Work to be completed:
What you return should match every record exactly, with the images removed.

Input material:

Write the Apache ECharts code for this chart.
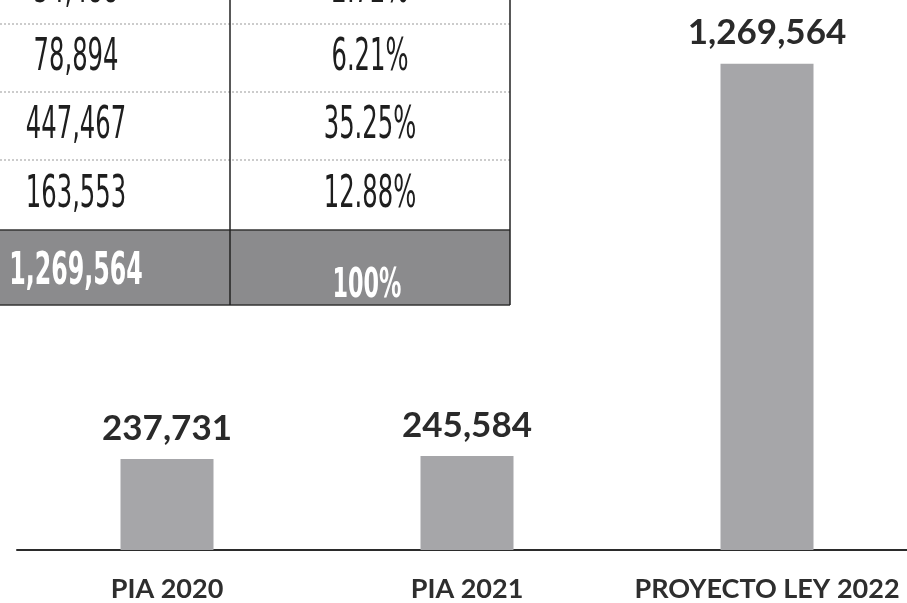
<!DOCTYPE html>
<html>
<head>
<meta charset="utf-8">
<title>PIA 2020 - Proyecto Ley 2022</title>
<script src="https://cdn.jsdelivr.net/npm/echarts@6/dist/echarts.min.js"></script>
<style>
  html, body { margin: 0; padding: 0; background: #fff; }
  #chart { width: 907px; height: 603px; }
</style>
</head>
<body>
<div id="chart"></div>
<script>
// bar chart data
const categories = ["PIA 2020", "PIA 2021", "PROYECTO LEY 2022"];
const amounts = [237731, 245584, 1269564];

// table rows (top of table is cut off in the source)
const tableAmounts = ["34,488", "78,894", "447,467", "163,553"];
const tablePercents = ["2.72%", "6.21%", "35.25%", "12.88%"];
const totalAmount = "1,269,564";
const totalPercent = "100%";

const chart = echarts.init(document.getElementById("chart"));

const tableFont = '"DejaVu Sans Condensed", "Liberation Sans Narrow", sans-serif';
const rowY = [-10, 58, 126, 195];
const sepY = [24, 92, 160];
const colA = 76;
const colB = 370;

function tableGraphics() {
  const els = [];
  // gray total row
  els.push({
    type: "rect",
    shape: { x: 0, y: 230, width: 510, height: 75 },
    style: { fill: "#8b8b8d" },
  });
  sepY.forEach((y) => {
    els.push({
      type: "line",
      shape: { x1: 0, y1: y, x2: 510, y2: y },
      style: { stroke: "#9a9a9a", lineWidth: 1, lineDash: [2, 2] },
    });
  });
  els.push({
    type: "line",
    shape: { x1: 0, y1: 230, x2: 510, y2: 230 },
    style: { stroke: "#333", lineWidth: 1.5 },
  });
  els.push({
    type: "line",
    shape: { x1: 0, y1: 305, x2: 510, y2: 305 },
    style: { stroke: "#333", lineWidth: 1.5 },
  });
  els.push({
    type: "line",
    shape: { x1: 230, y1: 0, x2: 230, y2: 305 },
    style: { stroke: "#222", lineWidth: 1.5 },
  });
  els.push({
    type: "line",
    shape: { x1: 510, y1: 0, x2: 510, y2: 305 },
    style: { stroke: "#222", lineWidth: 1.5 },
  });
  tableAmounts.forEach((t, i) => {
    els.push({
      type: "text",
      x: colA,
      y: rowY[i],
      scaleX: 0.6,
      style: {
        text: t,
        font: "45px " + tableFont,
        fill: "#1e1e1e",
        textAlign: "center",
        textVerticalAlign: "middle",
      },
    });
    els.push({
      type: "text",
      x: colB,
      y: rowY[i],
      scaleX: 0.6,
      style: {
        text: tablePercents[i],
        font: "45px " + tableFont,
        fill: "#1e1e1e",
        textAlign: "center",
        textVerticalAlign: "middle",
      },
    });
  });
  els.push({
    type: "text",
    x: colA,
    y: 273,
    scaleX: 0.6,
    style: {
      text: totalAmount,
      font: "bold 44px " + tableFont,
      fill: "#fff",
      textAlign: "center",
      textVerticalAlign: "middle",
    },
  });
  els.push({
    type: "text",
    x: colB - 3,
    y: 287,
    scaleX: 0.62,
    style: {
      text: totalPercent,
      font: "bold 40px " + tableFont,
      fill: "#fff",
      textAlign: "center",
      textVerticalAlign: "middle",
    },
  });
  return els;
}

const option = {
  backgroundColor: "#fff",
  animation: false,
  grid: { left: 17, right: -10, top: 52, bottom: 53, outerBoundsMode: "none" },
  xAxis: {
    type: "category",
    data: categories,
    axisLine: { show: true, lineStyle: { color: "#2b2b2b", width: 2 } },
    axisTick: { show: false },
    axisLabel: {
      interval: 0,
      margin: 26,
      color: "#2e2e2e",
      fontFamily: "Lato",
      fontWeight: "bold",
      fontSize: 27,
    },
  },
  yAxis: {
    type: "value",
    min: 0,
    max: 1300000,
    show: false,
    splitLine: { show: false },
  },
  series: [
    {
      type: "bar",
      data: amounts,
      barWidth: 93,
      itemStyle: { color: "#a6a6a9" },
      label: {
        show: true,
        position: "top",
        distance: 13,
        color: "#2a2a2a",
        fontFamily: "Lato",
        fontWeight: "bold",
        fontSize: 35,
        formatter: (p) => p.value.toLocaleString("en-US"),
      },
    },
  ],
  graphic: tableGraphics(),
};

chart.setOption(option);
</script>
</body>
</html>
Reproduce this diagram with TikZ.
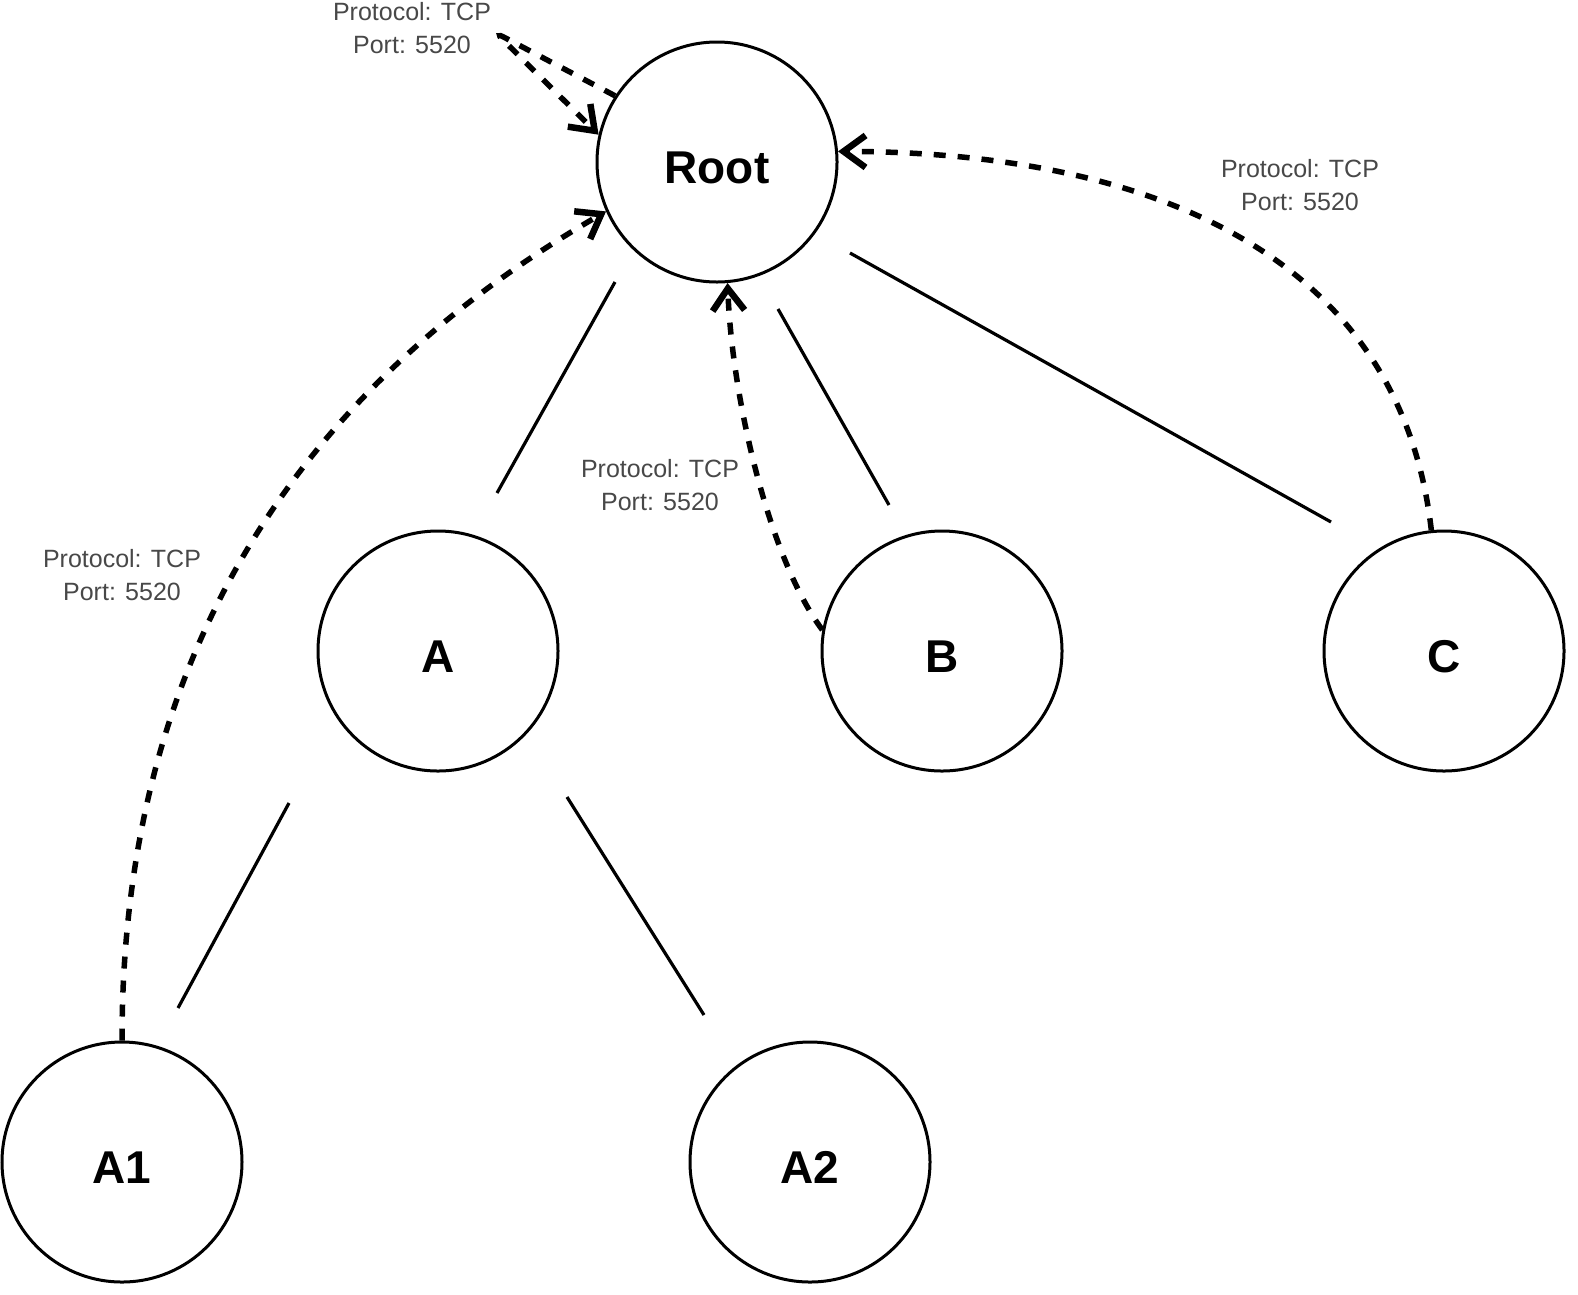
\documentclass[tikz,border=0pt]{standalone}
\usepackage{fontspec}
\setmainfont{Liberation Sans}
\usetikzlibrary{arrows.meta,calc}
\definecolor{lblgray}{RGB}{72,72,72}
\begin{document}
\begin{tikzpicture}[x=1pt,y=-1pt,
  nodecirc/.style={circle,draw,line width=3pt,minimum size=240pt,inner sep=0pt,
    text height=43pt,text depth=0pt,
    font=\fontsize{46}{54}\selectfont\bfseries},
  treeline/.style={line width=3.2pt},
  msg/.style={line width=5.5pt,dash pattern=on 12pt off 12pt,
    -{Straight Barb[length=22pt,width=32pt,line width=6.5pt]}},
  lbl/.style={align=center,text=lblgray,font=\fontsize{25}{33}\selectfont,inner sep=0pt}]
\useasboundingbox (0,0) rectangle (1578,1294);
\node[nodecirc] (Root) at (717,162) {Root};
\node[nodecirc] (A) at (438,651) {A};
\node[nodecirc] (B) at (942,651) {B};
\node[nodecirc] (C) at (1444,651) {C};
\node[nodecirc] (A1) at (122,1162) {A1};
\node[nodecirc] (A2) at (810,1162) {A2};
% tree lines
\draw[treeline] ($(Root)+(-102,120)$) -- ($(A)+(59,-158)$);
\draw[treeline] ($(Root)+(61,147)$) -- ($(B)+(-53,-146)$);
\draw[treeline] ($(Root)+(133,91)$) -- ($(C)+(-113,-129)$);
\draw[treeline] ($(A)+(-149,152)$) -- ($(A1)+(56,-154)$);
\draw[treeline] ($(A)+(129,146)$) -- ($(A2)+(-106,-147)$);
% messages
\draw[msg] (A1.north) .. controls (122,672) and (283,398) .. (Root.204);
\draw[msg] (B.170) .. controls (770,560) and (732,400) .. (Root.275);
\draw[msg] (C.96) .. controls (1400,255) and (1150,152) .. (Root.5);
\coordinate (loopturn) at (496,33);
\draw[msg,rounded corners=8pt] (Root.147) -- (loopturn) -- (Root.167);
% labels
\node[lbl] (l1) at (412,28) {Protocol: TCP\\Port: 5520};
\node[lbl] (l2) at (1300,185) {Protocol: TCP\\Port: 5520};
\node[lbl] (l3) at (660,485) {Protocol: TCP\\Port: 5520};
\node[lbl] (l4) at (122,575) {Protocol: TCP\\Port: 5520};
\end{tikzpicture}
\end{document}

Answer to the task:
Write the Apache ECharts code for this chart.
<!DOCTYPE html>
<html>
<head>
<meta charset="utf-8">
<title>PIA 2020 - Proyecto Ley 2022</title>
<script src="https://cdn.jsdelivr.net/npm/echarts@6/dist/echarts.min.js"></script>
<style>
  html, body { margin: 0; padding: 0; background: #fff; }
  #chart { width: 907px; height: 603px; }
</style>
</head>
<body>
<div id="chart"></div>
<script>
// bar chart data
const categories = ["PIA 2020", "PIA 2021", "PROYECTO LEY 2022"];
const amounts = [237731, 245584, 1269564];

// table rows (top of table is cut off in the source)
const tableAmounts = ["34,488", "78,894", "447,467", "163,553"];
const tablePercents = ["2.72%", "6.21%", "35.25%", "12.88%"];
const totalAmount = "1,269,564";
const totalPercent = "100%";

const chart = echarts.init(document.getElementById("chart"));

const tableFont = '"DejaVu Sans Condensed", "Liberation Sans Narrow", sans-serif';
const rowY = [-10, 58, 126, 195];
const sepY = [24, 92, 160];
const colA = 76;
const colB = 370;

function tableGraphics() {
  const els = [];
  // gray total row
  els.push({
    type: "rect",
    shape: { x: 0, y: 230, width: 510, height: 75 },
    style: { fill: "#8b8b8d" },
  });
  sepY.forEach((y) => {
    els.push({
      type: "line",
      shape: { x1: 0, y1: y, x2: 510, y2: y },
      style: { stroke: "#9a9a9a", lineWidth: 1, lineDash: [2, 2] },
    });
  });
  els.push({
    type: "line",
    shape: { x1: 0, y1: 230, x2: 510, y2: 230 },
    style: { stroke: "#333", lineWidth: 1.5 },
  });
  els.push({
    type: "line",
    shape: { x1: 0, y1: 305, x2: 510, y2: 305 },
    style: { stroke: "#333", lineWidth: 1.5 },
  });
  els.push({
    type: "line",
    shape: { x1: 230, y1: 0, x2: 230, y2: 305 },
    style: { stroke: "#222", lineWidth: 1.5 },
  });
  els.push({
    type: "line",
    shape: { x1: 510, y1: 0, x2: 510, y2: 305 },
    style: { stroke: "#222", lineWidth: 1.5 },
  });
  tableAmounts.forEach((t, i) => {
    els.push({
      type: "text",
      x: colA,
      y: rowY[i],
      scaleX: 0.6,
      style: {
        text: t,
        font: "45px " + tableFont,
        fill: "#1e1e1e",
        textAlign: "center",
        textVerticalAlign: "middle",
      },
    });
    els.push({
      type: "text",
      x: colB,
      y: rowY[i],
      scaleX: 0.6,
      style: {
        text: tablePercents[i],
        font: "45px " + tableFont,
        fill: "#1e1e1e",
        textAlign: "center",
        textVerticalAlign: "middle",
      },
    });
  });
  els.push({
    type: "text",
    x: colA,
    y: 273,
    scaleX: 0.6,
    style: {
      text: totalAmount,
      font: "bold 44px " + tableFont,
      fill: "#fff",
      textAlign: "center",
      textVerticalAlign: "middle",
    },
  });
  els.push({
    type: "text",
    x: colB - 3,
    y: 287,
    scaleX: 0.62,
    style: {
      text: totalPercent,
      font: "bold 40px " + tableFont,
      fill: "#fff",
      textAlign: "center",
      textVerticalAlign: "middle",
    },
  });
  return els;
}

const option = {
  backgroundColor: "#fff",
  animation: false,
  grid: { left: 17, right: -10, top: 52, bottom: 53, outerBoundsMode: "none" },
  xAxis: {
    type: "category",
    data: categories,
    axisLine: { show: true, lineStyle: { color: "#2b2b2b", width: 2 } },
    axisTick: { show: false },
    axisLabel: {
      interval: 0,
      margin: 26,
      color: "#2e2e2e",
      fontFamily: "Lato",
      fontWeight: "bold",
      fontSize: 27,
    },
  },
  yAxis: {
    type: "value",
    min: 0,
    max: 1300000,
    show: false,
    splitLine: { show: false },
  },
  series: [
    {
      type: "bar",
      data: amounts,
      barWidth: 93,
      itemStyle: { color: "#a6a6a9" },
      label: {
        show: true,
        position: "top",
        distance: 13,
        color: "#2a2a2a",
        fontFamily: "Lato",
        fontWeight: "bold",
        fontSize: 35,
        formatter: (p) => p.value.toLocaleString("en-US"),
      },
    },
  ],
  graphic: tableGraphics(),
};

chart.setOption(option);
</script>
</body>
</html>
Reproduce this diagram with TikZ.
\documentclass[tikz,border=0pt]{standalone}
\usepackage{fontspec}
\setmainfont{Liberation Sans}
\usetikzlibrary{arrows.meta,calc}
\definecolor{lblgray}{RGB}{72,72,72}
\begin{document}
\begin{tikzpicture}[x=1pt,y=-1pt,
  nodecirc/.style={circle,draw,line width=3pt,minimum size=240pt,inner sep=0pt,
    text height=43pt,text depth=0pt,
    font=\fontsize{46}{54}\selectfont\bfseries},
  treeline/.style={line width=3.2pt},
  msg/.style={line width=5.5pt,dash pattern=on 12pt off 12pt,
    -{Straight Barb[length=22pt,width=32pt,line width=6.5pt]}},
  lbl/.style={align=center,text=lblgray,font=\fontsize{25}{33}\selectfont,inner sep=0pt}]
\useasboundingbox (0,0) rectangle (1578,1294);
\node[nodecirc] (Root) at (717,162) {Root};
\node[nodecirc] (A) at (438,651) {A};
\node[nodecirc] (B) at (942,651) {B};
\node[nodecirc] (C) at (1444,651) {C};
\node[nodecirc] (A1) at (122,1162) {A1};
\node[nodecirc] (A2) at (810,1162) {A2};
% tree lines
\draw[treeline] ($(Root)+(-102,120)$) -- ($(A)+(59,-158)$);
\draw[treeline] ($(Root)+(61,147)$) -- ($(B)+(-53,-146)$);
\draw[treeline] ($(Root)+(133,91)$) -- ($(C)+(-113,-129)$);
\draw[treeline] ($(A)+(-149,152)$) -- ($(A1)+(56,-154)$);
\draw[treeline] ($(A)+(129,146)$) -- ($(A2)+(-106,-147)$);
% messages
\draw[msg] (A1.north) .. controls (122,672) and (283,398) .. (Root.204);
\draw[msg] (B.170) .. controls (770,560) and (732,400) .. (Root.275);
\draw[msg] (C.96) .. controls (1400,255) and (1150,152) .. (Root.5);
\coordinate (loopturn) at (496,33);
\draw[msg,rounded corners=8pt] (Root.147) -- (loopturn) -- (Root.167);
% labels
\node[lbl] (l1) at (412,28) {Protocol: TCP\\Port: 5520};
\node[lbl] (l2) at (1300,185) {Protocol: TCP\\Port: 5520};
\node[lbl] (l3) at (660,485) {Protocol: TCP\\Port: 5520};
\node[lbl] (l4) at (122,575) {Protocol: TCP\\Port: 5520};
\end{tikzpicture}
\end{document}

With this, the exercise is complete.